Kirkus Reviews QR Code
LINES OF LIGHT by Daniele Del Giudice Kirkus Star

LINES OF LIGHT

By

Pub Date: May 17th, 1988
Publisher: Harcourt Brace Jovanovich

Pietro Brahe is a young Italian physicist working at an experimental supercollider built in a miles, long ring beneath Geneva. As he takes a rented plane up one morning, he is almost blind-sided from above by another plane, disaster averted by inches. The pilot of the other plane turns out to be Ira Epstein, a German novelist, a modern master soon to win the Nobel but for now having abdicated writing. The relationship in conversation developed by these two has mostly to do with perception, both of them training themselves in complementary ways to see the minutest clarities in reality, be they subatomic particles or the air around a gesture. Accompanying their intellectual flights into the ethers of sensibility and cognitive precision is Gilda, Epstein's mistress, who finds herself drawn to Brahe--but drawn with the same ambiguous decorum, elegance, and tact that the men show each other. Del Guidice, an Italian born in 1940, uses this book as a kind of homage to Calvino (though Epstein has his Norman Mailer-esque side too), and the suavity of understatement and insistence of nuances is moving in that context.
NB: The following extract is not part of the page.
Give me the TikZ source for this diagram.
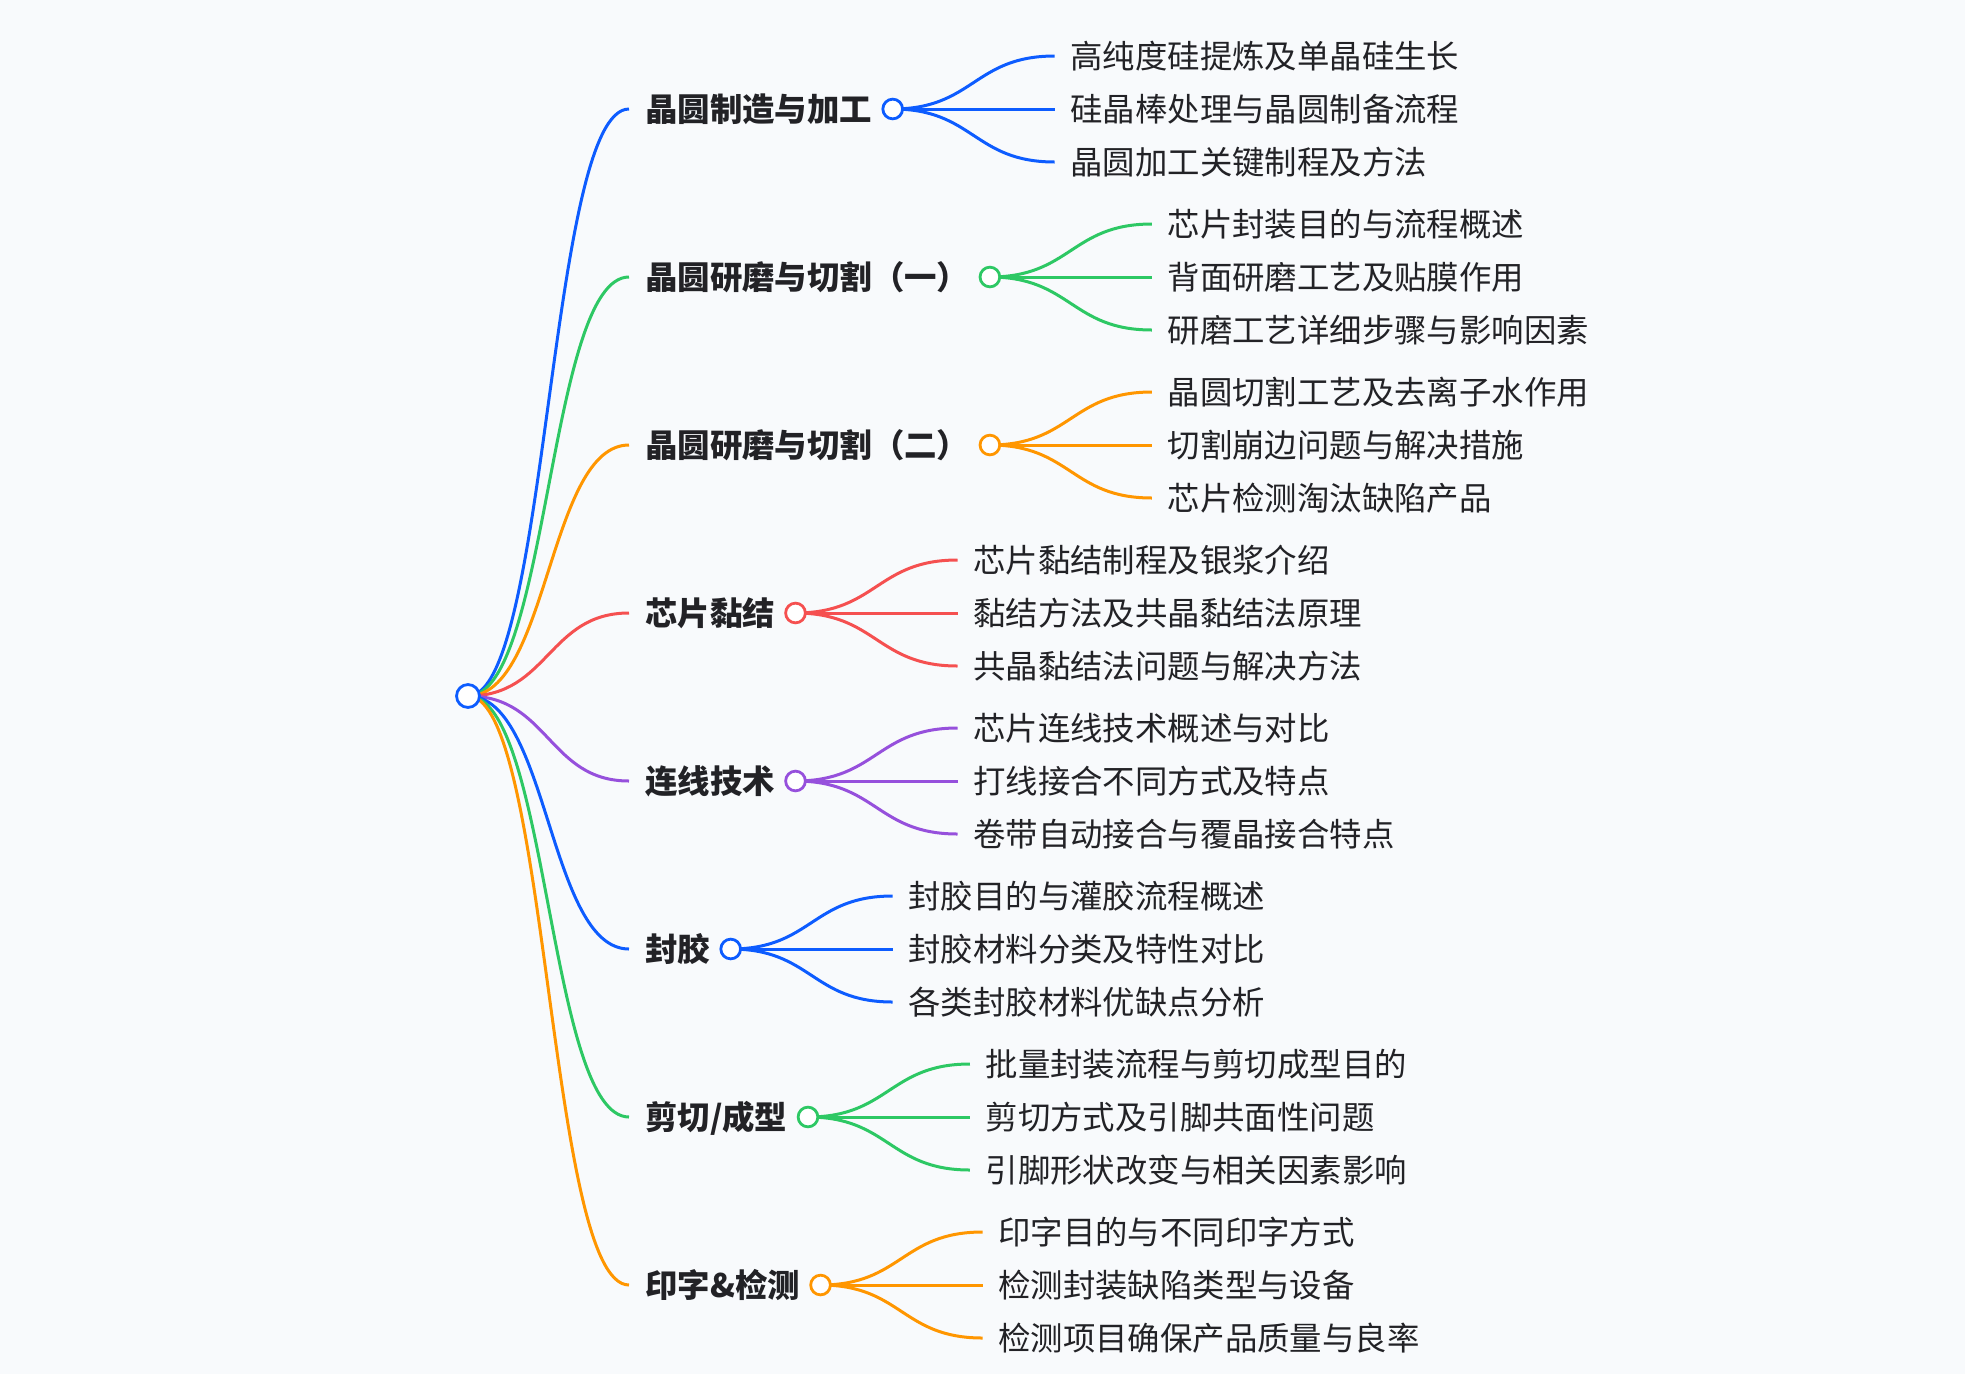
\documentclass[tikz,border=0pt]{standalone}
\usepackage{fontspec}
\setmainfont{Noto Sans CJK SC}
\usetikzlibrary{calc}
\definecolor{mblue}{RGB}{13,92,255}
\definecolor{mgreen}{RGB}{45,200,100}
\definecolor{morange}{RGB}{255,150,0}
\definecolor{mred}{RGB}{245,80,80}
\definecolor{mpurple}{RGB}{150,80,220}
\definecolor{txt}{RGB}{34,34,38}
\definecolor{bgc}{RGB}{248,250,252}
\pgfdeclarelayer{back}
\pgfdeclarelayer{links}
\pgfsetlayers{back,links,main}
\tikzset{
  link/.style={line width=3pt},
  dot/.style={circle, fill=white, line width=2.8pt, inner sep=0pt, minimum size=19.7pt},
  rootdot/.style={dot, minimum size=22.9pt},
  lone/.style={font=\fontsize{32.4}{38}\selectfont\bfseries, text=txt, inner sep=0pt, text height=28.5pt, text depth=3.9pt, anchor=west},
  ltwo/.style={font=\fontsize{32.4}{38}\selectfont, text=txt, inner sep=0pt, text height=28.5pt, text depth=3.9pt, anchor=west},
}
\newcommand\mmlink[3]{\draw[link,#3] let \p1=(#1), \p2=(#2) in (\p1) .. controls ({(\x1+\x2)/2},\y1) and ({(\x1+\x2)/2},\y2) .. (\p2);}
\newcommand\mmbranch[7]{%
  \coordinate (#1e) at (629,#2);
  \node[lone] (#1t) at (645,#2) {#4};
  \node[dot, draw=#3] (#1c) at ($(#1t.east)+(20.5,0)$) {};
  \coordinate (#1ae) at ($(#1c.center)+(162,-53)$);
  \coordinate (#1be) at ($(#1c.center)+(162,0)$);
  \coordinate (#1ce) at ($(#1c.center)+(162,53)$);
  \node[ltwo] (#1a) at ($(#1ae)+(15.5,0)$) {#5};
  \node[ltwo] (#1b) at ($(#1be)+(15.5,0)$) {#6};
  \node[ltwo] (#1x) at ($(#1ce)+(15.5,0)$) {#7};
  \begin{pgfonlayer}{links}
    \mmlink{root.center}{#1e}{#3}
    \mmlink{#1c.center}{#1ae}{#3}
    \mmlink{#1c.center}{#1be}{#3}
    \mmlink{#1c.center}{#1ce}{#3}
  \end{pgfonlayer}
}
\begin{document}
\begin{tikzpicture}[x=1pt,y=-1pt]
\begin{pgfonlayer}{back}
  \fill[bgc] (0,0) rectangle (1965,1374);
\end{pgfonlayer}
\useasboundingbox (0,0) rectangle (1965,1374);
\node[rootdot, draw=mblue] (root) at (468,696) {};
\mmbranch{n1}{109}{mblue}{晶圆制造与加工}{高纯度硅提炼及单晶硅生长}{硅晶棒处理与晶圆制备流程}{晶圆加工关键制程及方法}
\mmbranch{n2}{277}{mgreen}{晶圆研磨与切割（一）}{芯片封装目的与流程概述}{背面研磨工艺及贴膜作用}{研磨工艺详细步骤与影响因素}
\mmbranch{n3}{445}{morange}{晶圆研磨与切割（二）}{晶圆切割工艺及去离子水作用}{切割崩边问题与解决措施}{芯片检测淘汰缺陷产品}
\mmbranch{n4}{613}{mred}{芯片黏结}{芯片黏结制程及银浆介绍}{黏结方法及共晶黏结法原理}{共晶黏结法问题与解决方法}
\mmbranch{n5}{781}{mpurple}{连线技术}{芯片连线技术概述与对比}{打线接合不同方式及特点}{卷带自动接合与覆晶接合特点}
\mmbranch{n6}{949}{mblue}{封胶}{封胶目的与灌胶流程概述}{封胶材料分类及特性对比}{各类封胶材料优缺点分析}
\mmbranch{n7}{1117}{mgreen}{剪切/成型}{批量封装流程与剪切成型目的}{剪切方式及引脚共面性问题}{引脚形状改变与相关因素影响}
\mmbranch{n8}{1285}{morange}{印字\&检测}{印字目的与不同印字方式}{检测封装缺陷类型与设备}{检测项目确保产品质量与良率}
\end{tikzpicture}
\end{document}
The novel has the feel of a good Antonioni movie--superbly attractive people in a time-out-of-mind situation--yet it's even better: Brahe in particular becomes luminous and exciting as his experiments at the end reach a level of the abstract that has caused Epstein, in despair of even reaching it himself, to give up literature. A Mobius-strip novel--but trim, supple, and lucently graceful.